Conspectus
Developments in strategies for the synthesis of oxo–hydroxo
lanthanide (Ln) clusters during the past few decades have resulted
in abundant relevant crystalline materials that exhibit attractive
structures and interesting properties. The combination of these oxo–hydroxo
Ln clusters and organic ligands has led to the formation of new extended
arrays of Ln cluster organic frameworks (LnCOFs). In contrast to metal–organic
frameworks, the incorporation of particular characteristics of clusters
provides the opportunity to develop performances not available in
single-metal compounds. Even with steady advances in oxo–hydroxo
Ln clusters, progress in LnCOFs is less developed.
To obtain
LnCOFs, one premise is to induce the oxophilic Ln ions
undergoing aggregation. Meanwhile, the organic ligands should have
extra coordination sites for further expansion. Multidentate organic
ligands like pyrazinecarboxylic acid and pyridinecarboxylic acid containing
O and N donors will meet these two requirements. Their carboxyl groups
will induce the aggregation of Ln ions, while the N donors can serve
as potential extension sites. To make more open frameworks or if the
oxo–hydroxo Ln clusters fail to be congregated or connected,
then a second ligand is necessary. The introduction of the suitable
second ligand may occupy a partial coordination sphere of Ln ions
and ultimately benefit the connection process.
In this Account,
we introduce the origin and evolution of the induced
aggregation and synergistic coordination strategy. According to the
attributes of the organic ligands in the documented LnCOFs, we classify
them into linear and nonlinear groups in the second and third parts.
From the aspect of ligand-induced aggregation, isonicotinic acid (HIN)

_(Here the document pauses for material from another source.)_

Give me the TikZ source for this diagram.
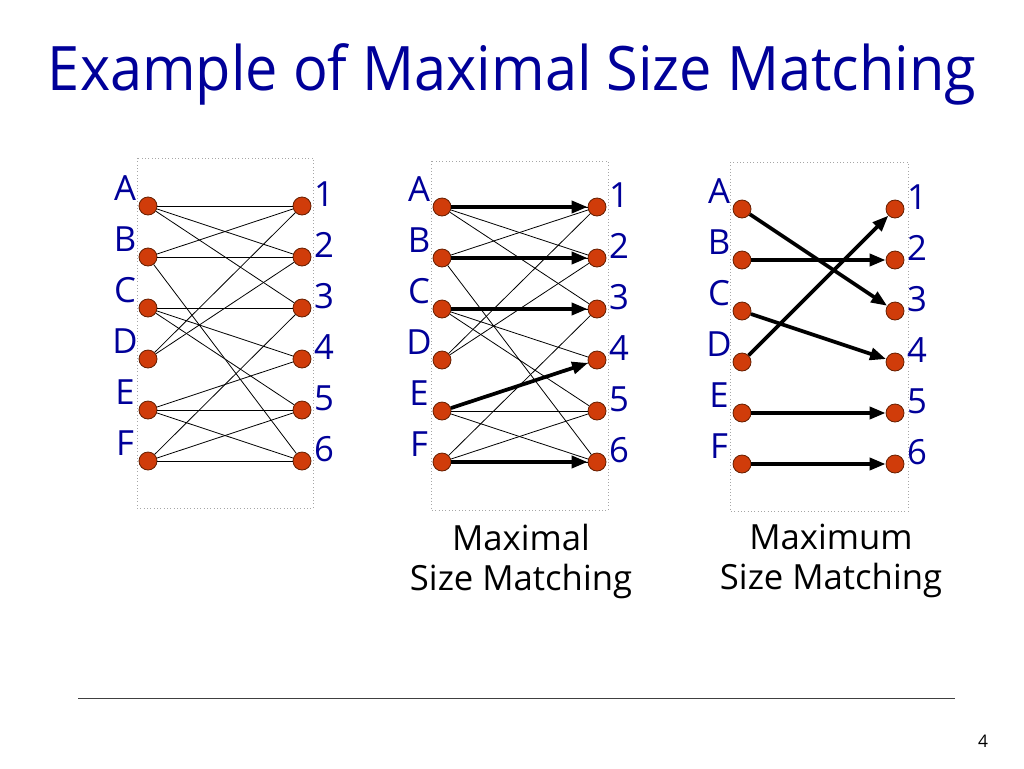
\documentclass[tikz,border=0pt]{standalone}
\usepackage{fontspec}
\setmainfont{Open Sans}
\usetikzlibrary{arrows.meta}
\definecolor{titleblue}{RGB}{0,0,153}
\definecolor{dotred}{RGB}{208,60,10}
\definecolor{dotrim}{RGB}{100,30,0}
\tikzset{
  vtx/.style={circle,fill=dotred,draw=dotrim,line width=0.6pt,minimum size=13.5pt,inner sep=0pt},
  side/.style={text=titleblue,font=\fontsize{26}{26}\selectfont,inner sep=0pt},
  thin edge/.style={line width=0.6pt},
  match/.style={line width=2.8pt,-{Triangle[length=12pt,width=9pt]}},
  frame/.style={draw=black!35,dotted,line width=0.5pt}
}
\begin{document}
\begin{tikzpicture}[x=0.75pt,y=0.75pt,yscale=-1]
\useasboundingbox (0,0) rectangle (1024,768);

% Title
\node[text=titleblue,font=\fontsize{46}{46}\selectfont,anchor=base,xscale=0.94] (title) at (512,90) {Example of Maximal Size Matching};

% Frames
\draw[frame] (137,158) rectangle (313,508);
\draw[frame] (431,161) rectangle (608,510);
\draw[frame] (730,162) rectangle (908,511);

% Vertices and labels
\foreach \g/\xl/\xr/\dy in {l/148/302/0,m/442/597/1,r/742/895/3}{
  \foreach \s/\n [count=\i from 0] in {A/1,B/2,C/3,D/4,E/5,F/6}{
    \node[vtx] (\g\s) at (\xl,{206+51*\i+\dy}) {};
    \node[vtx] (\g\n) at (\xr,{206+51*\i+\dy}) {};
    \node[side] (\g\s-lbl) at ([shift={(-23,-18)}]\g\s) {\s};
    \node[side] (\g\n-lbl) at ([shift={(22,-12)}]\g\n) {\n};
  }
}

% Edges of the graph
\foreach \g in {l,m}{
  \foreach \a/\b in {A/1,A/2,A/3,B/1,B/2,B/6,C/3,C/4,C/5,D/1,D/2,E/4,E/5,E/6,F/3,F/5,F/6}
    \draw[thin edge] (\g\a) -- (\g\b);
}

% Maximal matching
\foreach \a/\b in {A/1,B/2,C/3,E/4,F/6}
  \draw[match] (m\a) -- (m\b);

% Maximum matching
\foreach \a/\b in {A/3,B/2,C/4,D/1,E/5,F/6}
  \draw[match] (r\a) -- (r\b);

% Captions
\node[align=center,font=\fontsize{26}{30}\selectfont] (maximal) at (521,561) {Maximal\\Size Matching};
\node[align=center,font=\fontsize{26}{30}\selectfont] (maximum) at (831,561) {Maximum\\Size Matching};

% Footer
\draw[black!75,line width=0.75pt] (78,698) -- (955,698);
\node[font=\fontsize{13}{13}\selectfont] (pagenum) at (983,741) {4};

\end{tikzpicture}
\end{document}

and lengthened 4-(4-pyridyl)benzoic acid (HPBA) ligands as well as
their nonlinear analogues are settled as typical models. From the
aspect of synergistic coordination, chelating ligands like 1,2-benzenedicarboxylic
acid (1,2-H2BDC) and acetic acid (HOAc) play significant
roles. Moreover, three types of synergistic coordination are discussed
in detail: synergistic coordination between two types of organic ligands,
synergistic coordination between organic and inorganic ligands, and
simultaneous synergistic coordination of aforementioned two types.
From the aspect of LnCOF products, in addition to traditional pure
LnCOFs, new types of heterometallic frameworks containing two types
of cluster building units have been developed.
Although this
Account focuses on the nuclearity and coordination
aspects of LnCOFs, we anticipate that it will stimulate more efforts
in the further study of their properties beyond the exploratory synthesis.
More importantly, synergistic coordination may be applied to other
systems and inspire crystal design and targeted assembly of new functional
materials.